La reconstitution historique de l'attentat
Parachutés près de Prague quelques mois avant l’attentat, Josef Gabčík et Jan Kubiš avaient été désignés par la résistance tchécoslovaque en Grande-Bretagne pour cette opération baptisée « Antropoid » : une mission accomplie car le numéro 3 de la SS, un des artisans de la « solution finale à la question juive », est décédé à l’hôpital une semaine après l’attentat, le 4 juin 1942, et ce même si la cause immédiate de sa mort reste aujourd’hui encore entourée de mystère. Les nazis lancent alors des représailles sanglantes qui coûteront la vie à environ 5 000 personnes, parmi lesquelles les habitants de deux villages rasés.

Dans un parc du centre de Prague, une exposition multimédia est installée dans la reconstitution d’un camp de concentration. Elle a été mise en place par l’ONG Post Bellum. Mikuláš Kroupa en est le directeur :

La réplique du camp de concentration de Mauthausen dans le parc de la place Charles
« Le visiteur entre par une porte surplombée d’un aigle nazi et de l’inscription ‘Arbeit macht frei’. A l’intérieur se trouvent trois baraques en bois entourées de barbelés et où nous présentons sous forme de photos, de textes, de bandes sonores et de films, les destins de 70 personnes liées à l’attentat. Parmi celles-ci figurent trois hommes dont les témoignages ont permis à la Gestapo de retrouver les auteurs de l’attentat. Mais nous ne voulons pas les juger, c’étaient des patriotes qui se sont retrouvés dans une situation extrêmement difficile. »

La réplique du camp de concentration de Mauthausen dans le parc de la place Charles
L’exposition rend hommage aux victimes des répressions nazies, notamment aux 261 Tchèques exécutés un jour d’octobre 1942 dans le camp de concentration de Mauthausen. Mikuláš Kroupa :

« Il y avait parmi eux des résistants et leurs familles entières, des gens qui aidaient les parachutistes : ils leur apportaient de la nourriture, ils les cachaient chez eux, ils dissimulaient leurs armes et les mettaient en contact avec la résistance locale tchèque. Ces gens-là, des femmes en premier lieu, ont été placés contre le mur et un curseur a été placé sur leur tête comme pour mesurer leur taille. C’est ainsi que ces 261 personnes ont été fusillées en l’espace de neuf heures. »

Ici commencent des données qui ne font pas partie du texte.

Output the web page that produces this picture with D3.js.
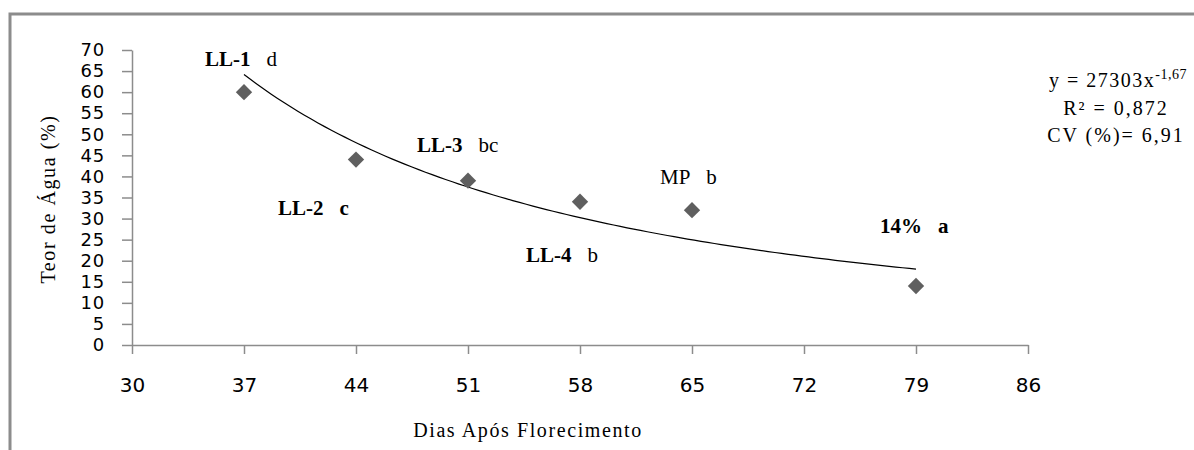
<!DOCTYPE html>
<html><head><meta charset="utf-8">
<script src="https://cdn.jsdelivr.net/npm/d3@7"></script>
<style>body{margin:0;background:#fff}svg{display:block}</style>
</head><body>
<svg id="c" width="1194" height="450"></svg>
<script>
const days = [37, 44, 51, 58, 65, 79];
const water = [60, 44, 39, 34, 32, 14];
const stageNames = ["LL-1", "LL-2", "LL-3", "LL-4", "MP", "14%"];
const stageLetters = ["d", "c", "bc", "b", "b", "a"];
const xTicks = [30, 37, 44, 51, 58, 65, 72, 79, 86];
const yTicks = [0, 5, 10, 15, 20, 25, 30, 35, 40, 45, 50, 55, 60, 65, 70];
const eqLines = ["R² = 0,872", "CV (%)= 6,91"];

const svg = d3.select("#c");
const x = d3.scaleLinear().domain([30, 86]).range([132, 1028]);
const y = d3.scaleLinear().domain([0, 70]).range([345, 50]);

svg.append("path").attr("d", "M10,460 L10,14 L1200,14")
  .attr("fill", "none").attr("stroke", "#8c8c8c").attr("stroke-width", 3);

const gray = "#8c8c8c";
const sans = "DejaVu Sans, Verdana, sans-serif";
const serif = "Liberation Serif, Times New Roman, serif";

const ya = svg.append("g").attr("transform", "translate(132,0)")
  .call(d3.axisLeft(y).tickValues(yTicks).tickSize(10).tickPadding(17).tickSizeOuter(0));
ya.select(".domain").attr("stroke", gray).attr("stroke-width", 1.5);
ya.selectAll(".tick line").attr("stroke", gray).attr("stroke-width", 1.5);
ya.selectAll(".tick text").attr("font-family", sans).attr("font-size", 18)
  .attr("letter-spacing", 0.8).attr("fill", "#000");

const xa = svg.append("g").attr("transform", "translate(0,345)")
  .call(d3.axisBottom(x).tickValues(xTicks).tickSize(9).tickPadding(24).tickSizeOuter(0));
xa.select(".domain").attr("stroke", gray).attr("stroke-width", 1.5);
xa.selectAll(".tick line").attr("stroke", gray).attr("stroke-width", 1.5);
xa.selectAll(".tick text").attr("font-family", sans).attr("font-size", 20).attr("fill", "#000");

// power regression fitted to the data (log-log least squares)
const lx = days.map(Math.log), ly = water.map(Math.log);
const mx = d3.mean(lx), my = d3.mean(ly);
const b = d3.sum(lx.map((v, i) => (v - mx) * (ly[i] - my))) / d3.sum(lx.map(v => (v - mx) ** 2));
const lnA = my - b * mx;
const xs = d3.range(0, 101).map(i => days[0] + (days[days.length - 1] - days[0]) * i / 100);
svg.append("path")
  .attr("d", d3.line().x(d => x(d)).y(d => y(Math.exp(lnA + b * Math.log(d))))(xs))
  .attr("fill", "none").attr("stroke", "#000").attr("stroke-width", 1.2);

svg.selectAll(".pt").data(days).join("path")
  .attr("transform", (d, i) => `translate(${x(d)},${y(water[i])})`)
  .attr("d", d3.symbol().type(d3.symbolDiamond2).size(170))
  .attr("fill", "#5f5f5f");

const labelPos = [[205, 66], [278, 215], [417, 152], [526, 262], [660, 184], [880, 233]];
const letterBold = [false, true, false, false, false, true];
stageNames.forEach((n, i) => {
  const t = svg.append("text").attr("x", labelPos[i][0]).attr("y", labelPos[i][1])
    .attr("font-family", serif).attr("font-size", 21).attr("fill", "#000");
  t.append("tspan").attr("font-weight", n === "MP" ? "normal" : "bold").text(n);
  t.append("tspan").attr("dx", 16).attr("font-weight", letterBold[i] ? "bold" : "normal").text(stageLetters[i]);
});

const eq = svg.append("text").attr("x", 1118).attr("y", 87).attr("text-anchor", "middle")
  .attr("font-family", serif).attr("font-size", 20).attr("letter-spacing", 1.5).attr("fill", "#000");
eq.append("tspan").text("y = 27303x");
eq.append("tspan").attr("dy", -8).attr("font-size", 14).attr("letter-spacing", 0.5).text("-1,67");
eqLines.forEach((s, i) => {
  svg.append("text").attr("x", 1116).attr("y", 115 + i * 27).attr("text-anchor", "middle")
    .attr("font-family", serif).attr("font-size", 20).attr("letter-spacing", 2).attr("fill", "#000").text(s);
});

svg.append("text").attr("x", 528).attr("y", 437).attr("text-anchor", "middle")
  .attr("font-family", serif).attr("font-size", 20).attr("letter-spacing", 1.6).attr("fill", "#000")
  .text("Dias Após Florecimento");
svg.append("text").attr("transform", "translate(55,199) rotate(-90)").attr("text-anchor", "middle")
  .attr("font-family", serif).attr("font-size", 20).attr("letter-spacing", 1.6).attr("fill", "#000")
  .text("Teor de Água (%)");
</script>
</body></html>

Un mètre muni d’un curseur est d’ailleurs placé à la sortie de ce camp imaginaire, en face d’un lieu de piété où les visiteurs allument des bougies. Parmi eux, Josef, un jeune Pragois :

« Le fait que l’exposition soit installée dans un camp de concentration est, je pense, assez authentique, réaliste. Il y a beaucoup de textes et une foule de gens à l’intérieur, mais j’ai réussi à lire tout ce qui m’intéressait. Au lycée, même si nous parlons de la Deuxième Guerre mondiale, nous n’avons presque rien appris sur l’attentat contre Heydrich et encore moins sur les gens persécutés. Les enseignants n’entrent pas dans les détails. »

L’exposition s’achèvera symboliquement le 18 juin prochain. Ce jour-là, il y a également de cela 70 ans, les auteurs de l’attentat ainsi que cinq autres parachutistes ont péri dans leur ultime combat contre les nazis, dans l’église Saint-Cyrille-et-Méthode, rue Resslova, à quelques pas du lieu de l’exposition.